Logical Magic

Or magical logic. Not sure which.

You will recall, perhaps, the story in last week’s blog post. About Billy and his reluctance to do anything new (like horseback riding). And about his mom Tracey who pulled a few psychodynamically brilliant moves to help him

bust through

his reluctance.

I’d like to unpack that story because it’s a lovely example of logical magic (or magical logic).

(I am no logician, but I’m going to attempt a logical proof here, which apparently consists of a beginning, middle, and end — got it! — the beginning being the laying out of assumptions and definitions, the middle being statements that follow logically from the assumptions, and the end being the

voilà! the QED!

moment.)

So. The beginning: Tracey made some assumptions about Billy based on her lifelong observations of him.

  • Billy didn’t like doing new things.

  • Billy probably wanted to do new things but was anxious about trying.

  • Billy needed support in trying new things.

By “new things,” Tracey meant “horseback riding.” By “support,” Tracey meant scaffolding in managing anxiety.

So far so good?

Note that emotions have entered the picture here. Emotions, of course, defy logic, right? Wrong.

Next. The middle:

  • If Billy was anxious about and needed support in trying new things, Tracey should prepare him for the worst (that is, trying horseback riding).

  • Preparing Billy for the worst meant talking to him about horseback riding, asking what made him nervous about it, and giving him plenty of time to organize himself to go to the lesson.

Here’s where, logically, the story should end with “And Billy and horseback riding lived happily ever after.” We couldn’t blame Tracey for expecting this, could we? In the pure world of logic? Where unidirectional cause and effect reign?

But the logic of emotions upsets the logical world of cause and effect.

  • Because anxiety is powerful, it broke through at the last minute with its swan song, its last hurrah. Its final attempt to protect Billy from trying something new.

Developmentally speaking, this is completely normal. Completely logical. Anxiety always arises for good reasons. In Billy’s case, maybe his anxiety about trying new things protected him from failing. From discovering he’s terrible at something. Maybe it protected him from looking bad compared to his sister. All of which could be shameful, which, let’s face it, everyone wants to avoid. Maybe it protected him from growing into independence a little bit. Or being good at something and feeling obligated to continue doing it. Maybe Billy’s anxiety played all of these roles.

And it would have been logical — in the emotional way — for Tracey to have completed Billy’s anxiety circuit by spewing her frustration and disappointment at him. Thereby fulfilling his

expectations of the world:

that he was a failure, that he was a terrible person, that he wasn’t as good (a person) as his sister, etc.

But Tracey short-circuited this logic and took a different path.

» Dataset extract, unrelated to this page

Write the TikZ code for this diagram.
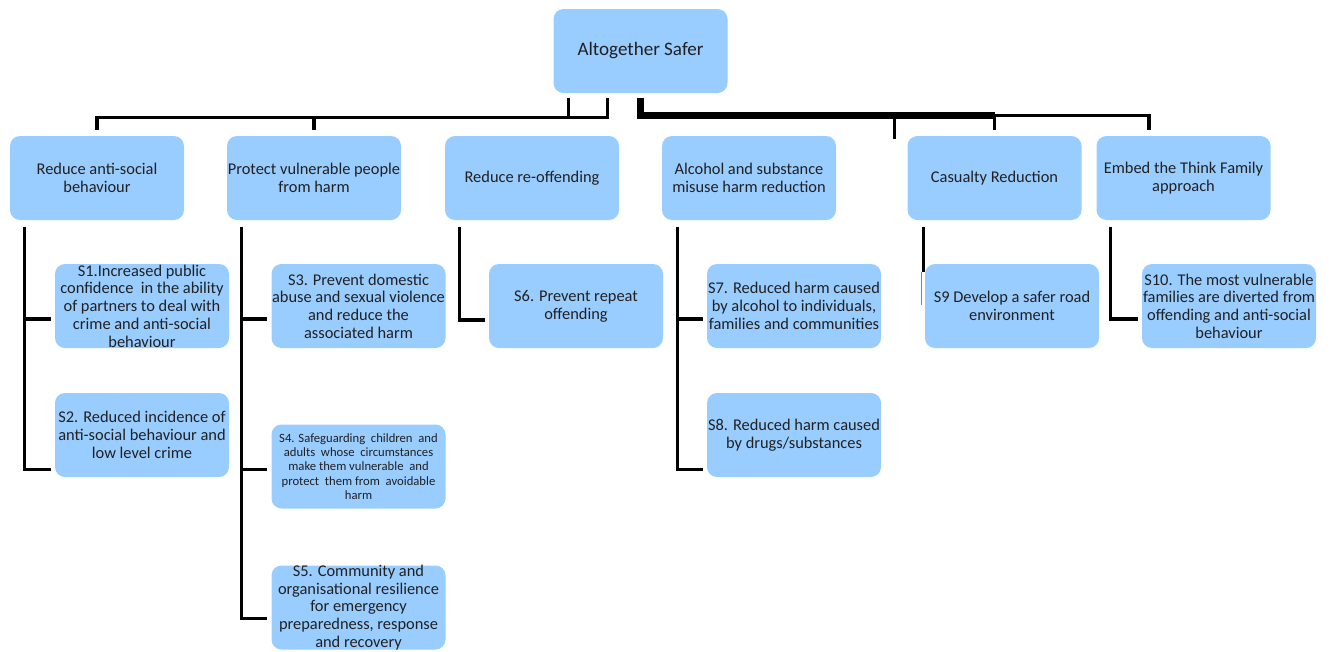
\documentclass[tikz,border=0pt]{standalone}
\usepackage{fontspec}
\setmainfont{Carlito}
\usepackage{tikz}
\definecolor{boxblue}{RGB}{153,204,255}
\definecolor{boxtext}{RGB}{33,33,33}
\tikzstyle{goal}=[fill=boxblue,rounded corners=7.5pt,text=boxtext,align=center]
\tikzstyle{goal}+=[minimum width=130.5pt,minimum height=63pt,inner xsep=0pt,inner ysep=-1.5pt,font=\fontsize{12.3}{13.3}\selectfont]
\tikzstyle{link}=[line width=2.6pt]
\tikzstyle{trunk}=[line width=5pt]

\begin{document}
\begin{tikzpicture}[x=0.75pt,y=0.75pt]
	\useasboundingbox (0,0) rectangle (1330,-651);

	\node[goal,font=\fontsize{14.3}{16}\selectfont] (top) at (640.5,-51) {Altogether Safer};

	\node[goal] (asb) at (97,-178) {Reduce anti-social\\behaviour};
	\node[goal] (vuln) at (314,-178) {Protect vulnerable people\\from harm};
	\node[goal] (reoff) at (532,-178) {Reduce re-offending};
	\node[goal] (alc) at (749,-178) {Alcohol and substance\\misuse harm reduction};
	\node[goal] (cas) at (994.5,-178) {Casualty Reduction};
	\node[goal] (think) at (1183.5,-178) {Embed the Think Family\\approach};

	\node[goal] (s1) at (142,-306) {S1.Increased public\\confidence\ \ in the ability\\of partners to deal with\\crime and anti-social\\behaviour};
	\node[goal] (s2) at (142,-435) {S2. Reduced incidence of\\anti-social behaviour and\\low level crime};
	\node[goal] (s3) at (358.5,-306) {S3. Prevent domestic\\abuse and sexual violence\\and reduce the\\associated harm};
	\node[goal,font=\fontsize{9.5}{10.7}\selectfont] (s4) at (358.5,-466.5) {S4. Safeguarding\ \ children\ \ and\\adults\ \ whose\ \ circumstances\\make them vulnerable\ \ and\\protect\ \ them from\ \ avoidable\\harm};
	\node[goal] (s5) at (358.5,-607.5) {S5. Community and\\organisational resilience\\for emergency\\preparedness, response\\and recovery};
	\node[goal] (s6) at (576,-306) {S6. Prevent repeat\\offending};
	\node[goal] (s7) at (794,-306) {S7. Reduced harm caused\\by alcohol to individuals,\\families and communities};
	\node[goal] (s8) at (794,-435) {S8. Reduced harm caused\\by drugs/substances};
	\node[goal] (s9) at (1012,-306) {S9 Develop a safer road\\environment};
	\node[goal] (s10) at (1229,-306) {S10. The most vulnerable\\families are diverted from\\offending and anti-social\\behaviour};

	% bus on the left of the top box
	\draw[link] (top.south) ++(-33,-5) -- ++(0,-19) -| ([yshift=4.5pt]asb.north);
	\draw[link] (top.south) ++(-72,-5) -- ++(0,-19);
	\draw[link] (vuln.north) ++(0,6) -- ++(0,13);

	% bus on the right of the top box
	\draw[trunk] (top.south) ++(0,-5) |- ([yshift=15pt]cas.north);
	\draw[link] ([yshift=15pt]cas.north) -| ([shift={(-34.5,6)}]think.north);
	\draw[link] ([yshift=15pt]cas.north) -- ([yshift=4.5pt]cas.north);
	\draw[link] ([shift={(-100,20)}]cas.north) -- ([shift={(-100,-3)}]cas.north);

	% from the aims down to the strands
	\draw[link]
		(asb.south west) ++(15,-7) |- ([shift={(-4,-13)}]s1.west)
		(asb.south west) ++(15,-7) |- ([shift={(-4,8)}]s2.south west)

		(vuln.south west) ++(15,-7) |- ([shift={(-4,-13)}]s3.west)
		(vuln.south west) ++(15,-7) |- ([shift={(-4,-3)}]s4.west)
		(vuln.south west) ++(15,-7) |- ([shift={(-4,-11)}]s5.west)

		(reoff.south west) ++(15,-7) |- ([shift={(-4,-14)}]s6.west)

		(alc.south west) ++(16,-7) |- ([shift={(-4,-13)}]s7.west)
		(alc.south west) ++(16,-7) |- ([shift={(-4,8)}]s8.south west)

		(think.south west) ++(14,-7) |- ([shift={(-4,-13)}]s10.west)
	;
	\draw[link] (cas.south west) ++(16,-7) -- ++(0,-45);
	\draw[gray,line width=0.6pt] (cas.south west) ++(14,-52) -- ++(0,-33);
\end{tikzpicture}
\end{document}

Rather than force her son to deny his anxiety — his logical response to trying something new — she treated him like an agent in his own life. “OK,” she basically said. “You are you. You are capable of making a choice based on your own needs and wants (even if they’re different from mine). I’ll lay it out very simply: either you go to your horseback riding lesson (and suffer the consequences) or you stay home from your horseback riding lesson (and suffer the consequences). I’m cool either way.”

Brilliant.

And logical.

Because it is Billy who needs to make his choices. Because it is Billy who needs to experience the consequences for those choices. Because it is Billy who must struggle with the tension underlying his anxiety. Because it is Billy who needs to engage with himself, not with the added distraction of his mother’s response to his response. Tracey removed herself from Billy’s logical emotional equation.

Which, by the way, gave her unexpected relief. It feels good to stay in your own garden!

And —

here’s where the magic happens —

Tracey’s move gave Billy the chance to decide what to do. Which was to grow. To discover. To enjoy. Voilà! QED.

Now I’m wondering (and you may be, too), “Wait! What has been proven?”

Here’s quod erat demonstrandum by Tracey and Billy’s story:

Emotions are logical. And attending to that logic and acting intelligently on it leads to magic. Otherwise known as attuned relationships. And healthy development.

Mantra: Magic is within our reach. All the time.